As I walked into the Raymond Pettibon exhibition at the Whitney, a well-dressed mother walked in with her toddler. The kid babbled and squealed while I was trying to watch the video. “If you want culture,” I thought, “this is not where you should take your kid. Try the Museum of Natural History, or maybe the Met.” But after a few minutes of listening to several narrators making declarations like, “ ‘T’wasn’t me,’ quoth the raven,” and, “‘The world is big!’ ‘The world is small!’ ‘With a big enough O, you can swallow it whole!’” I began to relax. The kid was all right. It was all about subjectivity and polyphonic narration when confronting symbols of power.

Pettibon got his start making album covers for local punk rockers in LA in the early 1980’s.
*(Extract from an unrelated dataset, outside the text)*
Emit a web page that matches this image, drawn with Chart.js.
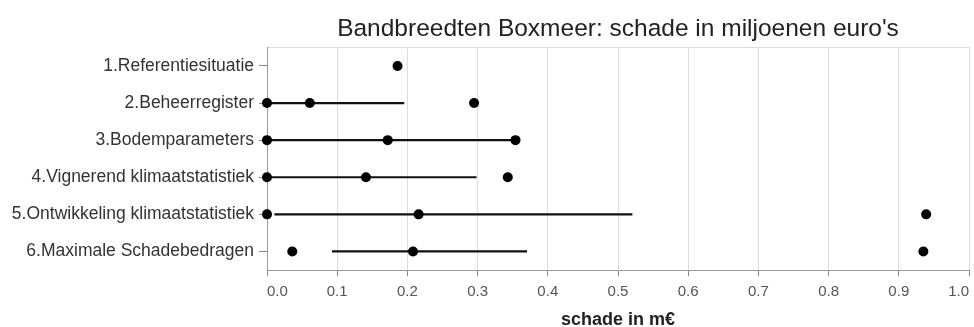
<!DOCTYPE html>
<html>
<head>
<meta charset="utf-8">
<script src="https://cdn.jsdelivr.net/npm/chart.js@4"></script>
<style>
  html, body { margin: 0; padding: 0; background: #fff; }
</style>
</head>
<body>
<canvas id="chart" width="974" height="327"></canvas>
<script>
// categorieën en waarden (m€)
const categories = [
  '1.Referentiesituatie',
  '2.Beheerregister',
  '3.Bodemparameters',
  '4.Vignerend klimaatstatistiek',
  '5.Ontwikkeling klimaatstatistiek',
  '6.Maximale Schadebedragen'
];
const lowValues  = [null, 0.0, 0.0, 0.0, 0.0, 0.036];
const midValues  = [0.186, 0.061, 0.172, 0.141, 0.216, 0.208];
const highValues = [null, 0.295, 0.354, 0.343, 0.939, 0.935];
const rangeLow   = [null, 0.0, 0.0, 0.0, 0.011, 0.093];
const rangeHigh  = [null, 0.195, 0.354, 0.298, 0.52, 0.37];
const xTicks = [0, 0.1, 0.2, 0.3, 0.4, 0.5, 0.6, 0.7, 0.8, 0.9, 1.0];

const FONT = '"Liberation Sans", Arial, sans-serif';

const ranges = rangeLow.map((lo, i) => (lo === null ? null : [lo, rangeHigh[i]]));

const pointStyle = {
  type: 'line',
  showLine: false,
  pointRadius: 5,
  pointHoverRadius: 5,
  pointBackgroundColor: '#000',
  pointBorderColor: '#000',
  pointBorderWidth: 0,
  clip: false,
  order: 1
};

new Chart(document.getElementById('chart'), {
  type: 'bar',
  data: {
    labels: categories,
    datasets: [
      {
        label: 'bandbreedte',
        data: ranges,
        backgroundColor: '#111',
        barThickness: 1.5,
        order: 2
      },
      Object.assign({ label: 'min', data: lowValues }, pointStyle),
      Object.assign({ label: 'mid', data: midValues }, pointStyle),
      Object.assign({ label: 'max', data: highValues }, pointStyle)
    ]
  },
  options: {
    responsive: false,
    animation: false,
    indexAxis: 'y',
    layout: { padding: { top: 0, right: 2, bottom: -2, left: 0 } },
    plugins: {
      legend: { display: false },
      tooltip: { enabled: false },
      title: {
        display: true,
        fullSize: false,
        text: "Bandbreedten Boxmeer: schade in miljoenen euro's",
        color: '#222',
        font: { family: FONT, size: 24.5, weight: 'normal' },
        padding: { top: 15, bottom: 3 }
      }
    },
    scales: {
      x: {
        type: 'linear',
        min: 0,
        max: 1,
        afterBuildTicks: (s) => { s.ticks = xTicks.map(v => ({ value: v })); },
        afterFit: (s) => { s.paddingRight = 0; },
        ticks: {
          align: 'inner',
          color: '#555',
          font: { family: FONT, size: 15, lineHeight: 1 },
          padding: 8.5,
          callback: (v) => Number(v).toFixed(1)
        },
        grid: { color: '#ddd', tickColor: '#888', tickLength: 6 },
        border: { color: '#999' },
        title: {
          display: true,
          text: 'schade in m€',
          color: '#222',
          font: { family: FONT, size: 18, weight: 'bold', lineHeight: 1 },
          padding: { top: 3, bottom: 0 }
        }
      },
      xTop: {
        type: 'linear',
        position: 'top',
        min: 0,
        max: 1,
        afterFit: (s) => { s.height = 0; },
        ticks: { display: false },
        grid: { display: false },
        border: { display: true, color: '#ddd' }
      },
      y: {
        type: 'category',
        offset: true,
        afterFit: (s) => { s.width = 267; },
        ticks: {
          color: '#333',
          font: { family: FONT, size: 17.5 },
          padding: 5
        },
        grid: { offset: false, drawOnChartArea: false, tickColor: '#888', tickLength: 8 },
        border: { color: '#999' }
      }
    }
  }
});
</script>
</body>
</html>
Soon, he became known for his works on paper and his skill at merging the avant-garde and the vernacular. Of late, he has included text, collage, and video in his work.

This show at the Whitney includes several gouache drawings on paper as well as an animated film done in the same cartoon-like style — confident, rather dry brushstrokes. The sources are all familiar: there are baseball players, 1950’s pinups, porn stars, surfers, and penguins. Recurring images seem to be those of power, like that of a black hole, an ocean wave, a cathedral, and a train.

The film is a non-narrative series of absurd yet vaguely familiar vignettes narrated by several characters who sometimes seem to be conversing, but at other times appear not to hear each other. A pedantic narrator who sounds as though he is reading something profound is interrupted by a chirpy-voiced woman: “Do you think I should wear my blue eye shadow?” Or a man is shown standing in front of a speeding train while someone dispassionately observes, “It’s all in the timing.” Mundane snatches of everyday dialogue are interrupted by what sound like passages from a romance novel.

The captions on the drawings are the same way: there is no central voice. All seem taken out of context, sometimes to rather unsettling effect. Some are clever and self-referential. “Untitled (He Waddles From)” shows a penguin, and a caption says, “He waddles from post to post, stopping at each work long enough to pose with it, like a magician pulling incongruencies out of his hat.” It’s impossible to know whether that refers to the viewer or the artist, and the effect is to make one suddenly conscious of how he behaves in a gallery.

Similarly, the various drawings of cathedrals and the individual voices that accompany them stop us from seeing these as symbols of monolithic religious authority; Pettibon exposes them for the personal symbols they are, meaning something different to each believer (or nonbeliever). Beneath all the cleverness with which Pettibon undermines cliché (“…like Jack and Rose on the Titanic, out love is here to stay”), there is something truly good here. Powerful symbols can stand, he seems to say — we just need to look at them from all sides.